In his book, which seems to have been researched by reading random tweets, Mystal claims that our "current interpretation of the Second Amendment was invented by the National Rifle Association in the 1970s" because in "the 1960s, Republicans were all about gun control, because in the 1960s Black people thought that they should start carrying guns."
It’s understandable that Mystal, whose father had just arrived from Haiti on a soccer scholarship in the sixties, knows nothing about American history. If you believe Mystal, the right to bear arms was something Republicans came up with in the sixties because they hated black people.

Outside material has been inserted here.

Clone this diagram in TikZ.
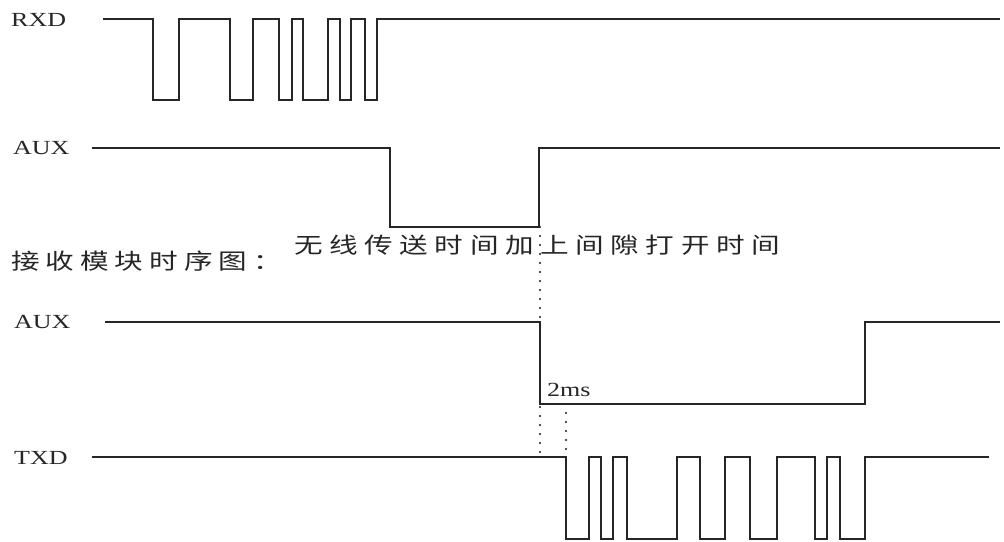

The exciting new systemic racism theory of history, propounded by racial revisionists like Mystal, the 1619 Project’s Nikole Hannah-Jones, Ibram X. Kendi and Louis Farrakhan, sees all of American history as being defined by a vast and endless conspiracy against black people
Gun control was always a Democrat project dating back to FDR's New Deal for Crime. The National Firearms Act was enacted in 1934 as a result of a series of measures introduced by House and Senate Democrats. It was opposed by Republicans and moderate Democrats who managed to block FDR's push for a national gun registry. This wasn’t about black people, it was about white people. Especially white crooks and mobsters who were shooting up cities.
Elie Mystal’s worldview revolves around race which he uses to comment on the law and on history without ever knowing anything except that he’s a victim on account of his race.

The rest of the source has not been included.